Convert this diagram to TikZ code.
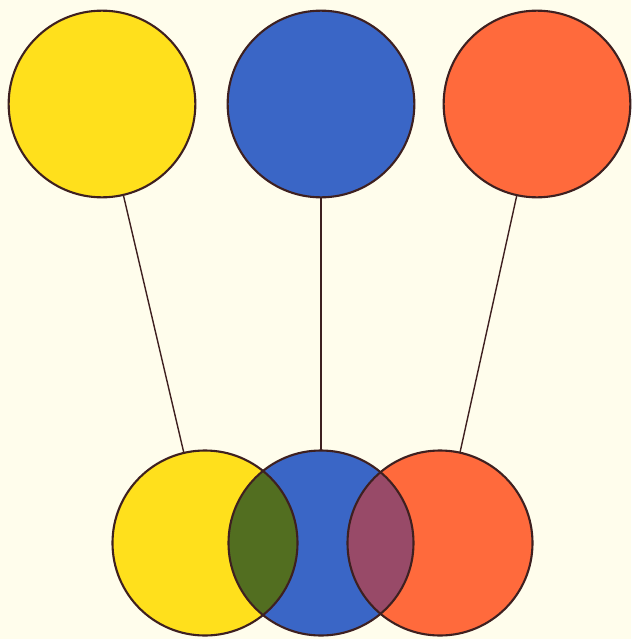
\documentclass[tikz,border=0pt]{standalone}
\usepackage{tikz}
\usetikzlibrary{positioning,calc}

\definecolor{paper}{RGB}{255,253,236}
\definecolor{ink}{RGB}{62,32,32}
\definecolor{yel}{RGB}{255,224,28}
\definecolor{blu}{RGB}{58,102,198}
\definecolor{org}{RGB}{255,106,60}
\definecolor{mixgreen}{RGB}{82,110,32}
\definecolor{mixpurple}{RGB}{152,74,104}

\begin{document}
\begin{tikzpicture}[
    x=0.03cm,
    y=-0.03cm,
    bigball/.style={
        circle,
        inner sep=0pt,
        minimum size=5.6cm
    },
    lowball/.style={
        circle,
        inner sep=0pt,
        minimum size=5.55cm
    },
    rim/.style={
        draw=ink,
        line width=1.8pt
    },
    string/.style={
        draw=ink,
        line width=1.2pt
    }
]

\fill[paper] (0,0) rectangle (631,639);
\useasboundingbox (0,0) rectangle (631,639);

%%%%%%%%%%%%%%%%%%%%%%%%%%%%%%%%%%%%%%%%%%%%%%%%%%%%
%% Primary colours
%%%%%%%%%%%%%%%%%%%%%%%%%%%%%%%%%%%%%%%%%%%%%%%%%%%%

\node[bigball,fill=yel] (ytop) at (102,104) {};
\node[bigball,fill=blu] (btop) at (321,104) {};
\node[bigball,fill=org] (otop) at (537,104) {};

%%%%%%%%%%%%%%%%%%%%%%%%%%%%%%%%%%%%%%%%%%%%%%%%%%%%
%% Overlapping circles
%%%%%%%%%%%%%%%%%%%%%%%%%%%%%%%%%%%%%%%%%%%%%%%%%%%%

\node[lowball,fill=yel] (ybot) at (205,543) {};
\node[lowball,fill=blu] (bbot) at (321,543) {};
\node[lowball,fill=org] (obot) at (440,543) {};

%%%%%%%%%%%%%%%%%%%%%%%%%%%%%%%%%%%%%%%%%%%%%%%%%%%%
%% Mixtures
%%%%%%%%%%%%%%%%%%%%%%%%%%%%%%%%%%%%%%%%%%%%%%%%%%%%

\begin{scope}
    \clip (ybot.center) circle (2.775cm);
    \fill[mixgreen] (bbot.center) circle (2.775cm);
\end{scope}

\begin{scope}
    \clip (obot.center) circle (2.775cm);
    \fill[mixpurple] (bbot.center) circle (2.775cm);
\end{scope}

%%%%%%%%%%%%%%%%%%%%%%%%%%%%%%%%%%%%%%%%%%%%%%%%%%%%
%% Outlines
%%%%%%%%%%%%%%%%%%%%%%%%%%%%%%%%%%%%%%%%%%%%%%%%%%%%

\foreach \b in {ytop,btop,otop}
    \draw[rim] (\b.center) circle (2.8cm);
\foreach \b in {ybot,bbot,obot}
    \draw[rim] (\b.center) circle (2.775cm);

%%%%%%%%%%%%%%%%%%%%%%%%%%%%%%%%%%%%%%%%%%%%%%%%%%%%
%% Strings
%%%%%%%%%%%%%%%%%%%%%%%%%%%%%%%%%%%%%%%%%%%%%%%%%%%%

\draw[string] (ytop) -- (ybot);
\draw[string] (btop) -- (bbot);
\draw[string] (otop) -- (obot);

\end{tikzpicture}
\end{document}
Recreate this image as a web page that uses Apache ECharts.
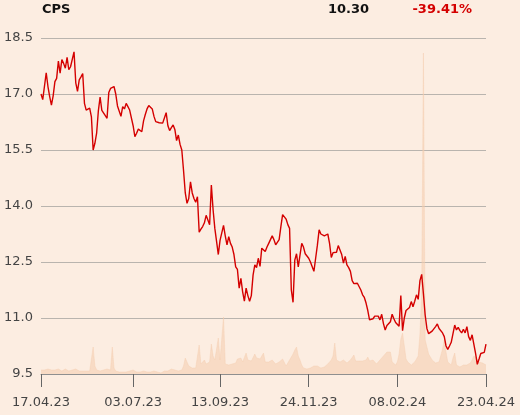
<!DOCTYPE html>
<html>
<head>
<meta charset="utf-8">
<script src="https://cdn.jsdelivr.net/npm/echarts@6/dist/echarts.min.js"></script>
<style>
html,body{margin:0;padding:0;background:#fcede1;}
#chart{width:520px;height:415px;}
</style>
</head>
<body>
<div id="chart"></div>
<script>
const ticker = 'CPS';
const lastPrice = '10.30';
const changePct = '-39.41%';

const tickIndex = [0, 53, 103, 154, 205, 256];
const tickLabels = ['17.04.23', '03.07.23', '13.09.23', '24.11.23', '08.02.24', '23.04.24'];

const yTicks = [9.5, 11.0, 12.5, 14.0, 15.5, 17.0, 18.5];

const price = [
17.0,16.85,16.9,17.57,17.2,16.93,16.7,16.95,17.33,17.42,
17.88,17.56,17.92,17.82,17.69,17.98,17.65,17.73,17.76,18.13,
17.3,17.07,17.38,17.46,17.55,16.75,16.57,16.62,16.62,16.39,
15.5,15.68,15.95,16.55,16.92,16.56,16.52,16.42,16.35,17.04,
17.15,17.12,17.2,17.0,16.68,16.72,16.4,16.66,16.6,16.75,
16.66,16.57,16.55,16.15,15.86,15.95,16.06,16.02,15.99,16.28,
16.45,16.6,16.69,16.68,16.6,16.4,16.26,16.24,16.23,16.24,
16.22,16.17,16.5,16.15,16.02,16.1,16.17,16.05,15.75,15.9,
15.65,15.5,14.95,14.35,14.07,14.2,14.65,14.35,14.2,14.1,
14.25,13.3,13.38,13.45,13.55,13.75,13.72,13.5,14.56,13.9,
13.4,13.05,12.7,13.08,13.12,13.48,13.2,12.96,13.18,13.0,
12.9,12.7,12.37,12.3,11.8,12.06,11.7,11.45,11.8,11.6,
11.45,11.6,12.15,12.42,12.35,12.6,12.38,12.87,12.84,12.78,
12.9,13.0,13.0,13.2,13.1,12.96,12.97,13.1,13.45,13.77,
13.78,13.65,13.5,13.4,11.75,11.42,12.55,12.72,12.37,12.4,
13.0,12.9,12.72,12.66,12.6,12.5,12.45,12.25,12.6,12.95,
13.36,13.25,13.22,13.2,13.2,13.25,13.0,12.62,12.75,12.8,
12.76,12.94,12.9,12.7,12.47,12.65,12.42,12.35,12.25,12.0,
11.92,11.95,11.93,11.88,11.75,11.62,11.55,11.4,11.2,10.95,
11.0,10.98,11.05,11.02,11.05,10.95,11.1,10.85,10.68,10.8,
10.75,10.9,11.1,10.98,10.88,10.9,10.78,11.6,10.66,11.0,
11.2,11.18,11.28,11.44,11.3,11.45,11.62,11.5,12.0,12.17,
11.65,11.08,10.72,10.58,10.6,10.65,10.68,10.77,10.84,10.72,
10.68,10.6,10.5,10.25,10.16,10.25,10.35,10.3,10.81,10.68,
10.75,10.66,10.6,10.7,10.6,10.77,10.5,10.4,10.55,10.3,
10.05,9.76,9.9,10.05,10.05,10.08,10.3
];

const volume = [
4,5,4,6,5,4,4,5,4,3,
5,4,3,4,5,4,3,4,4,3,
5,4,3,4,3,4,3,4,3,5,
27,8,4,4,3,4,4,4,5,5,
4,27,6,3,2,2,2,2,3,2,
2,3,3,4,3,2,2,2,3,3,
3,2,2,2,2,3,3,2,2,1,
2,3,2,3,4,5,5,4,4,3,
3,4,8,16,12,8,6,6,7,6,
8,29,10,12,14,10,9,12,30,18,
14,12,36,14,14,57,10,9,9,9,
10,12,11,15,13,16,12,14,21,14,
12,13,15,20,16,14,15,18,21,12,
10,12,13,14,12,10,11,12,14,15,
17,8,10,14,17,20,24,27,18,14,
9,6,5,5,6,6,7,8,9,8,
7,6,6,7,9,10,11,14,18,31,
14,12,12,13,14,12,11,13,14,16,
19,13,11,13,14,13,12,14,17,13,
12,14,15,10,9,14,16,18,20,22,
20,22,12,10,9,12,20,35,41,28,
15,12,10,9,10,12,13,18,40,80,
321,34,27,20,17,14,12,11,13,12,
14,25,34,22,12,10,9,16,21,9,
8,7,8,9,8,9,10,11,14,18,
20,15,12,10,11,9,9
];

const categories = price.map((_, i) => i);
const labelAt = {};
tickIndex.forEach((idx, k) => { labelAt[idx] = tickLabels[k]; });

const chart = echarts.init(document.getElementById('chart'), null, {renderer: 'canvas'});
const font = 'DejaVu Sans';

chart.setOption({
  backgroundColor: '#fcede1',
  animation: false,
  textStyle: {fontFamily: font},
  grid: {left: 41, right: 34, top: 38, bottom: 41, containLabel: false},
  graphic: [
    {type: 'text', left: 42, top: 3, style: {text: ticker, font: 'bold 13px "DejaVu Sans"', fill: '#111'}},
    {type: 'text', right: 151, top: 3, style: {text: lastPrice, font: 'bold 13px "DejaVu Sans"', fill: '#111', textAlign: 'right'}},
    {type: 'text', right: 48, top: 3, style: {text: changePct, font: 'bold 13px "DejaVu Sans"', fill: '#d40000', textAlign: 'right'}}
  ],
  xAxis: {
    type: 'category',
    data: categories,
    boundaryGap: false,
    axisLine: {show: true, lineStyle: {color: '#8f8f8f', width: 1}},
    axisTick: {show: true, length: 13, lineStyle: {color: '#666'}, interval: (i) => labelAt[i] !== undefined},
    axisLabel: {
      show: true, interval: (i) => labelAt[i] !== undefined,
      formatter: (v) => labelAt[v] || '',
      color: '#444', fontSize: 13, fontFamily: font, margin: 22
    },
    splitLine: {show: false}
  },
  yAxis: [
    {
      type: 'value', min: yTicks[0], max: yTicks[yTicks.length - 1], interval: 1.5,
      axisLine: {show: false}, axisTick: {show: false},
      axisLabel: {formatter: (v) => v.toFixed(1), color: '#444', fontSize: 13, fontFamily: font, margin: 8},
      splitLine: {show: true, lineStyle: {color: '#b9b4ae', width: 1}}
    },
    {
      type: 'value', min: 0, max: 336, show: false,
      splitLine: {show: false}
    }
  ],
  series: [
    {
      type: 'line', data: volume, yAxisIndex: 1, symbol: 'none', silent: true,
      lineStyle: {width: 0.5, color: 'rgba(245, 205, 175, 0.8)'},
      areaStyle: {color: 'rgba(245, 205, 175, 0.8)'},
      z: 1
    },
    {
      type: 'line', data: price, yAxisIndex: 0, symbol: 'none',
      lineStyle: {color: '#d40000', width: 1.4},
      z: 3
    }
  ]
});
</script>
</body>
</html>
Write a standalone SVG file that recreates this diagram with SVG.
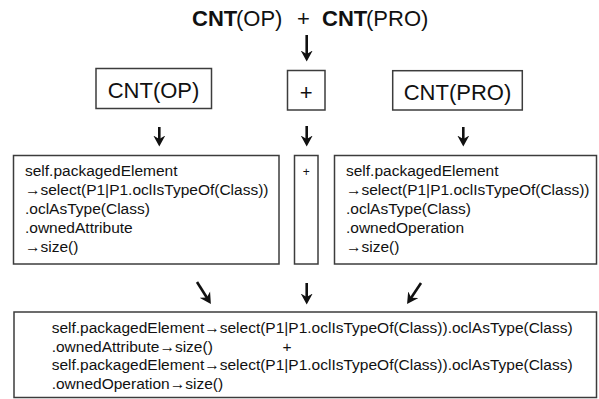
<svg xmlns="http://www.w3.org/2000/svg" width="599" height="399" viewBox="0 0 599 399">
<style>
  .box { fill: #ffffff; stroke: #3c3c3c; stroke-width: 1.5; }
  .t { font-family: "Liberation Sans", Arial, sans-serif; fill: #111111; }
  .big { font-size: 22px; }
  .code { font-size: 15.5px; }
  .b { font-weight: bold; }
  .shaft { stroke: #111111; stroke-width: 2.6; fill: none; }
</style>
<defs>
  <marker id="ah" viewBox="0 0 11 13" refX="7.5" refY="6.5" markerWidth="11" markerHeight="13" markerUnits="userSpaceOnUse" orient="auto">
    <path d="M0,0.5 L11,6.5 L0,12.5 L3.5,6.5 Z" fill="#111111"/>
  </marker>
</defs>
<rect width="599" height="399" fill="#ffffff"/>

<g id="title">
  <text class="t big" y="26"><tspan class="b" x="192">CNT</tspan><tspan x="236">(OP)</tspan><tspan x="297">+</tspan><tspan class="b" x="322">CNT</tspan><tspan x="366">(PRO)</tspan></text>
</g>

<g id="node-cnt-op">
  <rect class="box" x="96" y="68.5" width="115.5" height="40"/>
  <text class="t big" x="153.5" y="98" text-anchor="middle">CNT(OP)</text>
</g>
<g id="node-plus">
  <rect class="box" x="287.5" y="70.5" width="37.5" height="39.5"/>
  <text class="t big" x="306.3" y="100" text-anchor="middle">+</text>
</g>
<g id="node-cnt-pro">
  <rect class="box" x="392.7" y="70.7" width="129.6" height="39.3"/>
  <text class="t big" x="457.5" y="100" text-anchor="middle">CNT(PRO)</text>
</g>

<g id="node-left-expr">
  <rect class="box" x="13.5" y="155.5" width="265.5" height="108.5"/>
  <text class="t code" x="25" y="176">self.packagedElement</text>
  <text class="t code" x="25" y="195"><tspan class="b">→</tspan>select(P1|P1.oclIsTypeOf(Class))</text>
  <text class="t code" x="25" y="214">.oclAsType(Class)</text>
  <text class="t code" x="25" y="233">.ownedAttribute</text>
  <text class="t code" x="25" y="252"><tspan class="b">→</tspan>size()</text>
</g>
<g id="node-mid-plus">
  <rect class="box" x="294.5" y="155.5" width="23.5" height="108.5"/>
  <text class="t" x="306.3" y="175.5" font-size="12" text-anchor="middle">+</text>
</g>
<g id="node-right-expr">
  <rect class="box" x="334.5" y="155.5" width="262" height="108.5"/>
  <text class="t code" x="346" y="176">self.packagedElement</text>
  <text class="t code" x="346" y="195"><tspan class="b">→</tspan>select(P1|P1.oclIsTypeOf(Class))</text>
  <text class="t code" x="346" y="214">.oclAsType(Class)</text>
  <text class="t code" x="346" y="233">.ownedOperation</text>
  <text class="t code" x="346" y="252"><tspan class="b">→</tspan>size()</text>
</g>

<g id="node-result">
  <rect class="box" x="14" y="312" width="582.5" height="85.5"/>
  <text class="t code" x="51.7" y="333">self.packagedElement<tspan class="b">→</tspan>select(P1|P1.oclIsTypeOf(Class)).oclAsType(Class)</text>
  <text class="t code" x="51.7" y="351.5">.ownedAttribute<tspan class="b">→</tspan>size()</text>
  <text class="t code" x="287" y="351.5" text-anchor="middle">+</text>
  <text class="t code" x="51.7" y="370">self.packagedElement<tspan class="b">→</tspan>select(P1|P1.oclIsTypeOf(Class)).oclAsType(Class)</text>
  <text class="t code" x="51.7" y="388.5">.ownedOperation<tspan class="b">→</tspan>size()</text>
</g>

<g id="connectors">
  <line class="shaft" x1="306.7" y1="35" x2="306.7" y2="58" marker-end="url(#ah)"/>
  <line class="shaft" x1="159.3" y1="127" x2="159.3" y2="143" marker-end="url(#ah)"/>
  <line class="shaft" x1="306.7" y1="126" x2="306.7" y2="143" marker-end="url(#ah)"/>
  <line class="shaft" x1="463.3" y1="127" x2="463.3" y2="143" marker-end="url(#ah)"/>
  <line class="shaft" x1="197" y1="282" x2="209" y2="301" marker-end="url(#ah)"/>
  <line class="shaft" x1="306.7" y1="283" x2="306.7" y2="301" marker-end="url(#ah)"/>
  <line class="shaft" x1="421" y1="283" x2="409" y2="301" marker-end="url(#ah)"/>
</g>
</svg>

= = = = = = =

Instruction
Copy, word for word, the entries above from the first line to the line that holds "(obot) at (440,543)". Drop the pictures.

Solved problem
Convert this diagram to TikZ code.
\documentclass[tikz,border=0pt]{standalone}
\usepackage{tikz}
\usetikzlibrary{positioning,calc}

\definecolor{paper}{RGB}{255,253,236}
\definecolor{ink}{RGB}{62,32,32}
\definecolor{yel}{RGB}{255,224,28}
\definecolor{blu}{RGB}{58,102,198}
\definecolor{org}{RGB}{255,106,60}
\definecolor{mixgreen}{RGB}{82,110,32}
\definecolor{mixpurple}{RGB}{152,74,104}

\begin{document}
\begin{tikzpicture}[
    x=0.03cm,
    y=-0.03cm,
    bigball/.style={
        circle,
        inner sep=0pt,
        minimum size=5.6cm
    },
    lowball/.style={
        circle,
        inner sep=0pt,
        minimum size=5.55cm
    },
    rim/.style={
        draw=ink,
        line width=1.8pt
    },
    string/.style={
        draw=ink,
        line width=1.2pt
    }
]

\fill[paper] (0,0) rectangle (631,639);
\useasboundingbox (0,0) rectangle (631,639);

%%%%%%%%%%%%%%%%%%%%%%%%%%%%%%%%%%%%%%%%%%%%%%%%%%%%
%% Primary colours
%%%%%%%%%%%%%%%%%%%%%%%%%%%%%%%%%%%%%%%%%%%%%%%%%%%%

\node[bigball,fill=yel] (ytop) at (102,104) {};
\node[bigball,fill=blu] (btop) at (321,104) {};
\node[bigball,fill=org] (otop) at (537,104) {};

%%%%%%%%%%%%%%%%%%%%%%%%%%%%%%%%%%%%%%%%%%%%%%%%%%%%
%% Overlapping circles
%%%%%%%%%%%%%%%%%%%%%%%%%%%%%%%%%%%%%%%%%%%%%%%%%%%%

\node[lowball,fill=yel] (ybot) at (205,543) {};
\node[lowball,fill=blu] (bbot) at (321,543) {};
\node[lowball,fill=org] (obot) at (440,543) {};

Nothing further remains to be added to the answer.